### What is expected
Go through the material below and report how many lines contain "React". Give only the number.
=== Dataset excerpt ===
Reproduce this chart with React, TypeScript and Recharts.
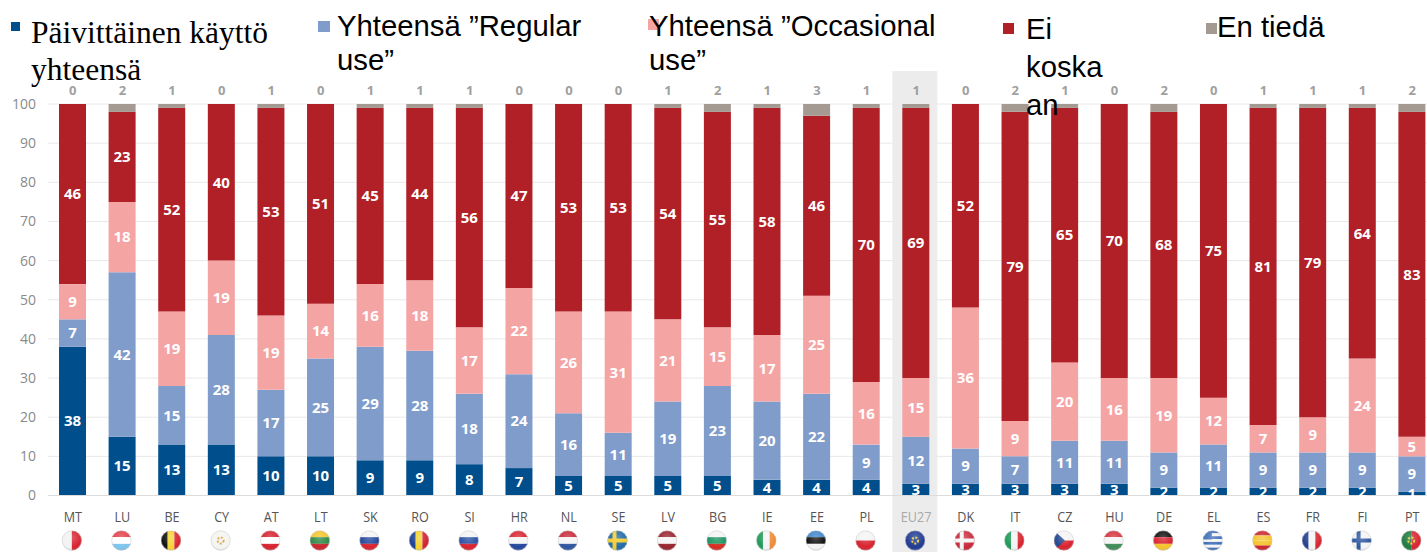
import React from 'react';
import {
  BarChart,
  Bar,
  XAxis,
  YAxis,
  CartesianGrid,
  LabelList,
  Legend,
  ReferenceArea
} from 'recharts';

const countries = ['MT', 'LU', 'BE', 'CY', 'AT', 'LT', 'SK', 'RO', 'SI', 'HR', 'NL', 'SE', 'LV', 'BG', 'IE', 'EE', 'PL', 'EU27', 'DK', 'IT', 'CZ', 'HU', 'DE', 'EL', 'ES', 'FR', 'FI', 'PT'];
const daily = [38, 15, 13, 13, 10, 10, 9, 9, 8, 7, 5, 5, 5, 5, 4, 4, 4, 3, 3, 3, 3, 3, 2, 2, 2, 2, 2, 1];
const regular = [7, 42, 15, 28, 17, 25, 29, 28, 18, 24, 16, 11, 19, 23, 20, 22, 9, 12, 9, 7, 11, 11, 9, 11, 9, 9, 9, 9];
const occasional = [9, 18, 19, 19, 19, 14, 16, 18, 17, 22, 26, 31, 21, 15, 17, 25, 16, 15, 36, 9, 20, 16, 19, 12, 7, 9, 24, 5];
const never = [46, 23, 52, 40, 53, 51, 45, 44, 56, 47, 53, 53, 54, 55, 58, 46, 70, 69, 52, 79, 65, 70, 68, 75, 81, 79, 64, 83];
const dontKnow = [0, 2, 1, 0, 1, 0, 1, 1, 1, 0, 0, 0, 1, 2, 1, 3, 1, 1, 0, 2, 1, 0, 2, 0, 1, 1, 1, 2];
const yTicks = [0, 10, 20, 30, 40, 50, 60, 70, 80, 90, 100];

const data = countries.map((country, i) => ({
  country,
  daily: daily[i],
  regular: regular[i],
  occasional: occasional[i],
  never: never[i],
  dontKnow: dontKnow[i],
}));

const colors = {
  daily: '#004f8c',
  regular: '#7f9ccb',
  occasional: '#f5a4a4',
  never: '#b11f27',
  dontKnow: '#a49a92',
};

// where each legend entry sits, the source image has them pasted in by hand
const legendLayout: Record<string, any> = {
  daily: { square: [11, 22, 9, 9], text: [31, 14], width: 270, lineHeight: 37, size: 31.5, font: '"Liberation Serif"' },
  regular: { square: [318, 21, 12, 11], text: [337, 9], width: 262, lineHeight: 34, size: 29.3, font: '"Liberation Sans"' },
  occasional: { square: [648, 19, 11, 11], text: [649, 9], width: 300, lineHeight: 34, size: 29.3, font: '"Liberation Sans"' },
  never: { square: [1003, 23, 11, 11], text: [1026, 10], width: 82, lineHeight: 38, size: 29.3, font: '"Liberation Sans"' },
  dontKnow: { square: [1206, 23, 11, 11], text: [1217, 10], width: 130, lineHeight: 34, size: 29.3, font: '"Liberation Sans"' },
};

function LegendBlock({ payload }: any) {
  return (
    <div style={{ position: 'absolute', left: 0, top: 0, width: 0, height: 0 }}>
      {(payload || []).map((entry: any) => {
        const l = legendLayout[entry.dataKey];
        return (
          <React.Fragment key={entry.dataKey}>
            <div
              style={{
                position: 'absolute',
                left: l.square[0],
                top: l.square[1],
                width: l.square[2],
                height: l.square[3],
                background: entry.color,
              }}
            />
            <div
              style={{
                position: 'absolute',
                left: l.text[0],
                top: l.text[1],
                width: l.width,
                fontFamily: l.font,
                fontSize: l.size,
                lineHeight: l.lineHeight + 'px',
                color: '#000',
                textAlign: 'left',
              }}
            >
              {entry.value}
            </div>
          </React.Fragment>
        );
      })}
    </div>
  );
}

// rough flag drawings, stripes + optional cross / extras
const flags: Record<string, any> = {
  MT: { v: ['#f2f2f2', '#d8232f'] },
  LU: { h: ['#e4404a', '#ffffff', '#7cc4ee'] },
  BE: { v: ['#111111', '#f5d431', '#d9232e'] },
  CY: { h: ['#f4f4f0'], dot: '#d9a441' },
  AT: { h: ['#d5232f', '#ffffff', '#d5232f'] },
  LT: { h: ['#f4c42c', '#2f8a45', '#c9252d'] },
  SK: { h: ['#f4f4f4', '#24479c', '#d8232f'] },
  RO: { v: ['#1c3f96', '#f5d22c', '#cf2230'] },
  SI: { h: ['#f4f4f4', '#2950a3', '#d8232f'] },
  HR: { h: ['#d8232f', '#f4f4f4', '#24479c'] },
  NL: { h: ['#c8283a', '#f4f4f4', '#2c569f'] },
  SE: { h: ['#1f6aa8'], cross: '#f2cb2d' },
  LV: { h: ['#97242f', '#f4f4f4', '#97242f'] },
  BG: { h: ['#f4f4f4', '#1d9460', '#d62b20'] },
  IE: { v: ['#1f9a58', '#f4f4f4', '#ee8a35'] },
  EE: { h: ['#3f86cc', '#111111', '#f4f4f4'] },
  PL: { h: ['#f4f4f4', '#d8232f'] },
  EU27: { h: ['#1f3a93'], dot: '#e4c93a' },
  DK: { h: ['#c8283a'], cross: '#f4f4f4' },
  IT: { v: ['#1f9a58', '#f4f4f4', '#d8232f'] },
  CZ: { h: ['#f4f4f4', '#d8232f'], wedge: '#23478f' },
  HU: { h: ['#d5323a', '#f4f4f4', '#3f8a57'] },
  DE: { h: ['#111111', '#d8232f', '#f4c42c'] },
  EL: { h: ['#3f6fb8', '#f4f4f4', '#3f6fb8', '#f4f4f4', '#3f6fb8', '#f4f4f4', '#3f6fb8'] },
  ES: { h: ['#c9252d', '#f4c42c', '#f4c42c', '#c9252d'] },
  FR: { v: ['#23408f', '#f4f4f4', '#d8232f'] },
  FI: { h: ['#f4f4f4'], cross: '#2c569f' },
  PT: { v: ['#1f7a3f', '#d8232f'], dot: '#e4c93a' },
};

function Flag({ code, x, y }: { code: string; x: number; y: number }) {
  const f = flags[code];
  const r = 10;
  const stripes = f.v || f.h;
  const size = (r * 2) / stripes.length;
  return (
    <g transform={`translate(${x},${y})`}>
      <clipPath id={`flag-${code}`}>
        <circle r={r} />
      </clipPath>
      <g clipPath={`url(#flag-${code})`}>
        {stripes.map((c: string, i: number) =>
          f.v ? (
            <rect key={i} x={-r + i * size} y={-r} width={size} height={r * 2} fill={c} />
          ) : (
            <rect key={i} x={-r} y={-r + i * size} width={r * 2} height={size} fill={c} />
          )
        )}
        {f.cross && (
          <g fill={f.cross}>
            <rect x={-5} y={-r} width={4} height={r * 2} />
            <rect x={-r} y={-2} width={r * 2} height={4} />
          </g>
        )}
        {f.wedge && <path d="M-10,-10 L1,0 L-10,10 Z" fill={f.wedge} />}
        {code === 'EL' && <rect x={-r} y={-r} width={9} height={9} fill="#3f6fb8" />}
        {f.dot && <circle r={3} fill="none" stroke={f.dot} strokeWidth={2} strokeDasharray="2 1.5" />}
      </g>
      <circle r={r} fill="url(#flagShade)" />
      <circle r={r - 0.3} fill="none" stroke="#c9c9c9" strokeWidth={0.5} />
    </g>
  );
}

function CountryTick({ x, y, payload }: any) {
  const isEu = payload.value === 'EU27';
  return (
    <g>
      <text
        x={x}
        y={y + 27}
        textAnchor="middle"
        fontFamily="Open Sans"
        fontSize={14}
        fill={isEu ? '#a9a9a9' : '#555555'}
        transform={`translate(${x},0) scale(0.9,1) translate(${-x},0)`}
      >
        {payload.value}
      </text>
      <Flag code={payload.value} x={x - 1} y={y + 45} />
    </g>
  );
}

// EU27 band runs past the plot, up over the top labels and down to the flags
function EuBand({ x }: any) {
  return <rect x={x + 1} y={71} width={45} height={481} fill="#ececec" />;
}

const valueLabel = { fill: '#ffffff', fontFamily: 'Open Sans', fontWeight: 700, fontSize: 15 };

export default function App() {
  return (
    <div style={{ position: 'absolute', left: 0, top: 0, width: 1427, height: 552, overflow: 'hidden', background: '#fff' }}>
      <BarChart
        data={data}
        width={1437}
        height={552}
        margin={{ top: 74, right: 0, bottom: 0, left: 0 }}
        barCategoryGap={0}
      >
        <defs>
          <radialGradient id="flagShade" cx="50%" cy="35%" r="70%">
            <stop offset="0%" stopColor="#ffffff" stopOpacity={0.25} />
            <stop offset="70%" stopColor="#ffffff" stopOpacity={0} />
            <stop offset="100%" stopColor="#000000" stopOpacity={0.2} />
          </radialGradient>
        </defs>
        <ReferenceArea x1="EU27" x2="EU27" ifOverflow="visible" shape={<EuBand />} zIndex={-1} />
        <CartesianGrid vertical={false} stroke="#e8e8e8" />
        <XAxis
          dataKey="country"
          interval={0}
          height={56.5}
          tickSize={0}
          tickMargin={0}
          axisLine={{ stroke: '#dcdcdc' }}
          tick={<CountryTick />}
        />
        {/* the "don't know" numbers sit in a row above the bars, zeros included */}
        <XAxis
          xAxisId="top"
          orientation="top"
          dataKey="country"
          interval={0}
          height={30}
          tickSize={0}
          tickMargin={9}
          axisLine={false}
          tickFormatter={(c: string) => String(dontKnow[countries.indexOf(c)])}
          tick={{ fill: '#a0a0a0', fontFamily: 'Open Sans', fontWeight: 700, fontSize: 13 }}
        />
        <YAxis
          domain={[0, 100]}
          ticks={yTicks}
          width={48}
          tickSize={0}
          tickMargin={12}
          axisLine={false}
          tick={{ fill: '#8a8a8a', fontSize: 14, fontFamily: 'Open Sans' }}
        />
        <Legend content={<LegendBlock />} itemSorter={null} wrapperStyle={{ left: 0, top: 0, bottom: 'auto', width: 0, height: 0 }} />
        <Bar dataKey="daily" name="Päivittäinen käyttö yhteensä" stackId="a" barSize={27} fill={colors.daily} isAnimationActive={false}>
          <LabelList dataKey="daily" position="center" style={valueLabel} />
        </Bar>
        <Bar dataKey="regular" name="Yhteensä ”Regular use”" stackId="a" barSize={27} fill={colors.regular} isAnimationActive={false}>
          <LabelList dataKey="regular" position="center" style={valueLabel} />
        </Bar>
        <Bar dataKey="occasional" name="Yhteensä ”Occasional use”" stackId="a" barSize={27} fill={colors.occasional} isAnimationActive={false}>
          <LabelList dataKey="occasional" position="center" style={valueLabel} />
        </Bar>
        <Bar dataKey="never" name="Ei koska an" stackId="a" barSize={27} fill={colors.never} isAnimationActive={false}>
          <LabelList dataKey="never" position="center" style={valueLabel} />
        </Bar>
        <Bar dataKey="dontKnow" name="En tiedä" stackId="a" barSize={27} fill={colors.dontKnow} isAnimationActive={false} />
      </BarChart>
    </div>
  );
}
===
### Task result
4